Paul writes: But one and the same Spirit produces all of these, distributing them individually to each person as he wishes (1 Cor. 12:11)
He then tells us that: “As a body is one though it has many parts, and all the parts of the body, though many, are one body, so also Christ” (1 Cor. 12:12)
We enter this body through Baptism and are held together by the Spirit. Because of that we are all equal, but we are not all the same.
“Now the body is not a single part, but many. If a foot should say, “Because I am not a hand I do not belong to the body, it does not for this reason belong any less to the body.” (1 Cor. 12:14-15)
Diversity is not to be denied but celebrated: The eye cannot say to the hand, “I do not need you,” nor again the head to the feet, “I do not need you.” (1 Cor. 12:21)
We each have a role to play and none can be excluded. In a verse that is too little quoted, Paul writes: “Indeed, the parts of the body that seem to be weaker are all the more necessary”, (1 Cor. 12:22)
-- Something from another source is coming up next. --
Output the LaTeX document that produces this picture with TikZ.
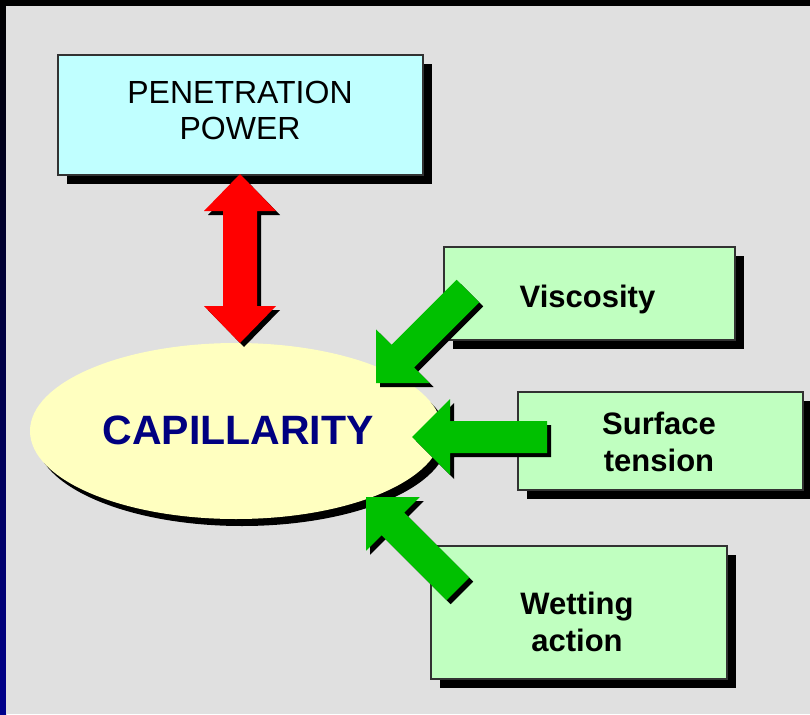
\documentclass[tikz,border=0pt]{standalone}
\usepackage{fontspec}
\setmainfont{Liberation Sans}
\usetikzlibrary{shapes.geometric,shadows,calc}
\definecolor{panel}{RGB}{224,224,224}
\definecolor{stripnavy}{RGB}{0,0,140}
\definecolor{cyanbox}{RGB}{192,255,255}
\definecolor{greenbox}{RGB}{192,255,192}
\definecolor{ellfill}{RGB}{255,255,192}
\definecolor{arrgreen}{RGB}{0,192,0}
\definecolor{arrred}{RGB}{255,0,0}
\definecolor{capnavy}{RGB}{0,0,128}
\definecolor{boxline}{RGB}{50,50,50}
\newcommand\blockarrow[3]{%
  \begin{scope}[shift={(#1)},xshift=4pt,yshift=-4pt,rotate=#2]
    \fill[black] (0,0) -- (38,38) -- (38,16) -- (#3,16) -- (#3,-16) -- (38,-16) -- (38,-38) -- cycle;
  \end{scope}
  \begin{scope}[shift={(#1)},rotate=#2]
    \fill[arrgreen] (0,0) -- (38,38) -- (38,16) -- (#3,16) -- (#3,-16) -- (38,-16) -- (38,-38) -- cycle;
  \end{scope}}
\begin{document}
\begin{tikzpicture}[x=1pt,y=-1pt,
  boxnode/.style={rectangle, draw=boxline, line width=1.2pt, inner sep=0pt,
    drop shadow={shadow xshift=9pt, shadow yshift=-9pt, fill=black, opacity=1}},
  penlabel/.style={inner sep=0pt, align=center, font=\fontsize{32}{36}\selectfont},
  greenlabel/.style={inner sep=0pt, align=center, font=\fontsize{31}{37.5}\selectfont\bfseries}]
\useasboundingbox (0,0) rectangle (810,714);
\fill[black] (0,0) rectangle (810,714);
\shade[top color=black, bottom color=stripnavy] (0,0) rectangle (6,714);
\fill[panel] (6,6) rectangle (810,714);
% boxes
\node[boxnode, fill=cyanbox, minimum width=365pt, minimum height=120pt] (pen) at (240.5,115) {};
\node[boxnode, fill=greenbox, minimum width=291pt, minimum height=93pt] (visc) at (589.5,293.5) {};
\node[boxnode, fill=greenbox, minimum width=285pt, minimum height=98pt] (surf) at (660.5,441) {};
\node[boxnode, fill=greenbox, minimum width=296pt, minimum height=133pt] (wet) at (579,612.5) {};
% ellipse
\node[ellipse, fill=ellfill, inner sep=0pt, minimum width=412pt, minimum height=176pt,
  drop shadow={shadow xshift=6pt, shadow yshift=-7pt, fill=black, opacity=1}] (cap) at (236,431) {};
% labels
\node[penlabel] (pent) at (240,110) {PENETRATION\\POWER};
\node[greenlabel, anchor=base] (visct) at (587.5,307) {Viscosity};
\node[greenlabel] (surft) at (659,442) {Surface\\tension};
\node[greenlabel] (wett) at (577,622) {Wetting\\action};
\node[inner sep=0pt, text=capnavy, font=\fontsize{41}{48}\selectfont\bfseries] (capt) at (238,430) {CAPILLARITY};
% red double arrow
\coordinate (rt) at (240,174);
\begin{scope}[shift={(rt)},xshift=4pt,yshift=-4pt]
  \fill[black] (0,0) -- (36,37) -- (17,37) -- (17,132) -- (36,132) -- (0,169) -- (-36,132) -- (-17,132) -- (-17,37) -- (-36,37) -- cycle;
\end{scope}
\begin{scope}[shift={(rt)}]
  \fill[arrred] (0,0) -- (36,37) -- (17,37) -- (17,132) -- (36,132) -- (0,169) -- (-36,132) -- (-17,132) -- (-17,37) -- (-36,37) -- cycle;
\end{scope}
% green arrows
\coordinate (tv) at (376,383);
\coordinate (ts) at (412,437);
\coordinate (tw) at (366,497);
\blockarrow{tv}{45}{130}
\blockarrow{ts}{0}{135}
\blockarrow{tw}{-45}{130}
\end{tikzpicture}
\end{document}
When I look at whatever success I have had in a ministry of 40 years, I think much of it has come from being numerically dyslexic. Even before becoming a pastor I knew that I would need to develop a team far more than most priests. By luck and grace these skills which might not have been important in the 70’s and before were very important in the 90’s and beyond. Yet I must always admit, if only to myself, that it was because of weakness, not insight. I simply knew I needed the help and skills of others that were vastly different from my own.
The Apostles were a rather motley group that included a tax collector, fishermen and several people with Greek names. This reflected the community that Matthew led a generation later and they would have seen that from the very earliest days of the Church, people needed to work together to accomplish anything. (Matthew 10:1-4) Matthew’s community is like modern parishes and the best working teams are composed of people with different skills: not ones with the most talented people but having the same talents.
My prayer for St. Charles is that individual members find someone with strengths that matched his or her weaknesses and work together. In order to show the presence of God we need to lead with our weaknesses.
Tomorrow is Martin Luther King Day. In our parish email and now on our website you will find a selection from his sermon “St. Paul’s letter to the Americans”. Paul and Dr. King will both remind us that without love we are at best annoying. And Dr. King draws out the consequences: “Without love benevolence becomes egotism, and martyrdom becomes spiritual pride”.
St. Matthew as we will see (Chapter 18) will be even blunter. For there to be a church, there must be forgiveness. Forgiveness is church love: No forgiveness, no Church.
As we move from Paul to Matthew in preparation each week in preparation for Lent, let us ask ourselves if the rubber has hit the road in our community. Who have I forgiven, who has forgiven me, and most painfully from whom do I need to ask forgiveness? Only then will we have proved that we read the scriptures from which Jesus preached and formed the body for which Jesus died.